El país y el mundo entero atraviesan una etapa de fuertes ajustes que demandan un entendimiento claro del papel primordial que guarda el Estado en el papel de hacer cumplir el orden que impone y el respeto que merece la Ley. No se trata de justificar la violencia del Estado, ni de desubicar del capítulo de la historia que le corresponde a las víctimas del violento desenlace de Tlatelolco; se trata, sencillamente, de retomar con prudencia y objetividad el orden coercitivo del derecho, en manos de órganos de seguridad pública a los que se debe capacitar, a los que se debe responsabilizar, pero a los que también, cuando sea necesario, se les debe permitir actuar.

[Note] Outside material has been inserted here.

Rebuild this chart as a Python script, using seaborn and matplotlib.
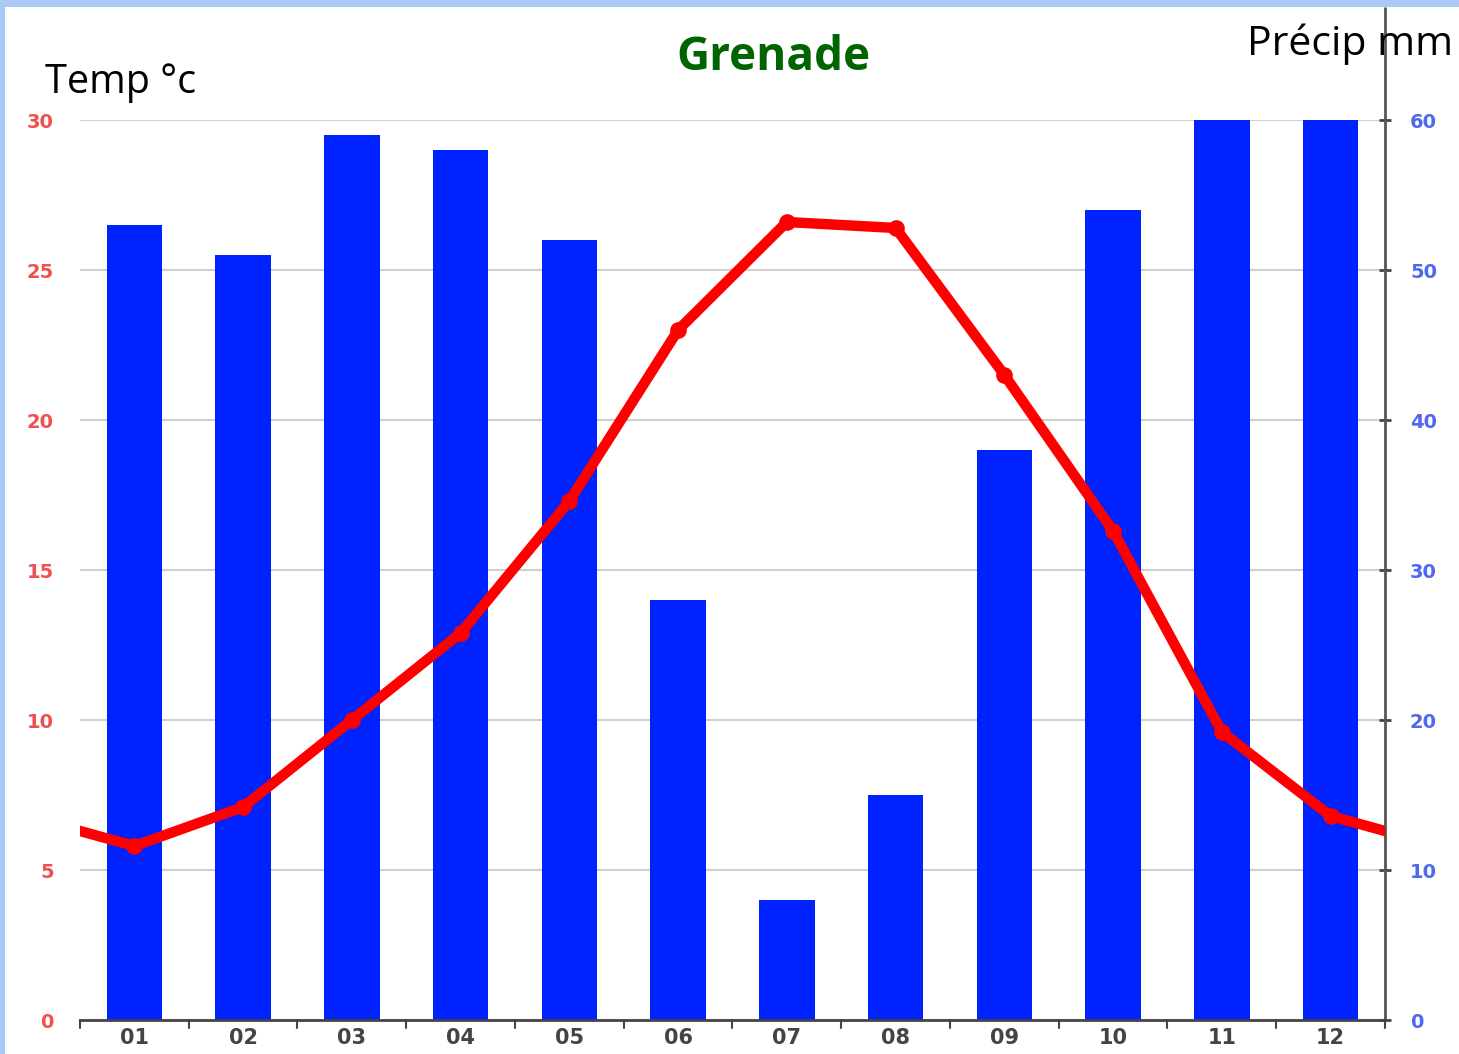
import numpy as np
import pandas as pd
import matplotlib
matplotlib.use("Agg")
import matplotlib.pyplot as plt
import seaborn as sns

sns.set_theme(style="white")
plt.rcParams["font.family"] = ["DejaVu Sans"]

# Climate normals for Granada
months = ["01", "02", "03", "04", "05", "06", "07", "08", "09", "10", "11", "12"]
temp_c = [5.8, 7.1, 10.0, 12.9, 17.3, 23.0, 26.6, 26.4, 21.5, 16.3, 9.6, 6.8]
precip_mm = [53, 51, 59, 58, 52, 28, 8, 15, 38, 54, 60, 60]

df = pd.DataFrame({"month": months, "temp": temp_c, "precip": precip_mm})

# the curve wraps round the year: Dec before Jan, Jan after Dec
wrap_x = [-1] + list(range(len(months))) + [len(months)]
wrap_t = [temp_c[-1]] + temp_c + [temp_c[0]]

fig = plt.figure(figsize=(14.59, 10.54), dpi=100)
fig.patch.set_facecolor("white")

# light blue frame along top and left edge
fig.add_artist(plt.Rectangle((0, 1 - 7 / 1054), 1, 7 / 1054, transform=fig.transFigure,
                             color="#abc9f5", lw=0))
fig.add_artist(plt.Rectangle((0, 0), 5 / 1459, 1, transform=fig.transFigure,
                             color="#abc9f5", lw=0))

ax = fig.add_axes([80 / 1459, 1 - 1020 / 1054, 1305 / 1459, 900 / 1054])
ax2 = ax.twinx()
ax.set_zorder(ax2.get_zorder() + 1)
ax.patch.set_visible(False)

# precipitation bars (right axis)
sns.barplot(data=df, x="month", y="precip", ax=ax2, color="#0022ff", saturation=1,
            width=0.51, linewidth=0, zorder=2)
ax2.set_ylim(0, 60)
ax2.set_yticks(range(0, 61, 10))
ax2.yaxis.grid(True, color="#d0d0d0", lw=1.5, zorder=0)
ax2.set_axisbelow(True)
ax2.set_ylabel("")
ax2.tick_params(axis="y", labelcolor="#5068f0", labelsize=14, length=8, width=2,
                direction="inout", pad=14, color="#444444")
for lbl in ax2.get_yticklabels():
    lbl.set_fontweight("bold")

# temperature line (left axis)
sns.lineplot(x=wrap_x, y=wrap_t, ax=ax, color="#ff0000", lw=7.5, marker="o",
             markersize=12, markeredgewidth=0, zorder=5)
ax.set_xlim(-0.5, len(months) - 0.5)
ax.set_ylim(0, 30)
ax.set_yticks(range(0, 31, 5))
ax.tick_params(axis="y", labelcolor="#f05050", labelsize=14, length=0, pad=19)
for lbl in ax.get_yticklabels():
    lbl.set_fontweight("bold")

ax.set_xticks(range(len(months)))
ax.set_xticklabels(months)
ax.tick_params(axis="x", labelcolor="#444444", labelsize=15, length=0, pad=6)
for lbl in ax.get_xticklabels():
    lbl.set_fontweight("bold")
ax2.tick_params(axis="x", length=0)
ax2.set_xlabel("")
ax.set_xlabel("")
ax.set_ylabel("")

# small ticks between months on the bottom axis
for b in np.arange(-0.5, len(months), 1.0):
    ax.plot([b, b], [0, -0.25], color="#444444", lw=1.5, clip_on=False, zorder=6)

for a in (ax, ax2):
    for s in ("top", "left", "right", "bottom"):
        a.spines[s].set_visible(False)
ax.spines["bottom"].set_visible(True)
ax.spines["bottom"].set_color("#444444")
ax.spines["bottom"].set_linewidth(2)

# right axis line runs up to the top of the picture
ax2.plot([1, 1], [0, 1.125], transform=ax2.transAxes, color="#555555", lw=2,
         clip_on=False, zorder=6)

fig.text(773 / 1459, 1 - 58 / 1054, "Grenade", ha="center", va="center",
         fontsize=33, fontweight="bold", color="#006400", family="Open Sans")
fig.text(45 / 1459, 1 - 83 / 1054, "Temp °c", ha="left", va="center",
         fontsize=28.5, color="black", family="Open Sans")
fig.text(1453 / 1459, 1 - 44 / 1054, "Précip mm", ha="right", va="center",
         fontsize=29.5, color="black", family="Open Sans")

fig.savefig("out.png", dpi=100, facecolor="white")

La ley no es una invitación al cumplimiento opcional de las normas: es un mandato, y su ejecución no puede depender del humor de las multitudes. La coercitividad es, por definición, una cualidad legítima del derecho. Lo que deslegitima a los poderes del Estado no es el uso de la fuerza, sino su uso arbitrario, desproporcionado o vengativo. Pero si la autoridad está bien constituida y actúa dentro de la legalidad, no hay motivo para temer su actuación, sino para exigirla.
La policía no es un objeto de sacrificio colectivo, ni puede ser abandonada a su suerte para el escarnio público. Su función está al servicio de la sociedad, y su dignidad debe protegerse como se protege la de cualquier otro servidor público. Ni mártir, ni verdugo: agente de la ley.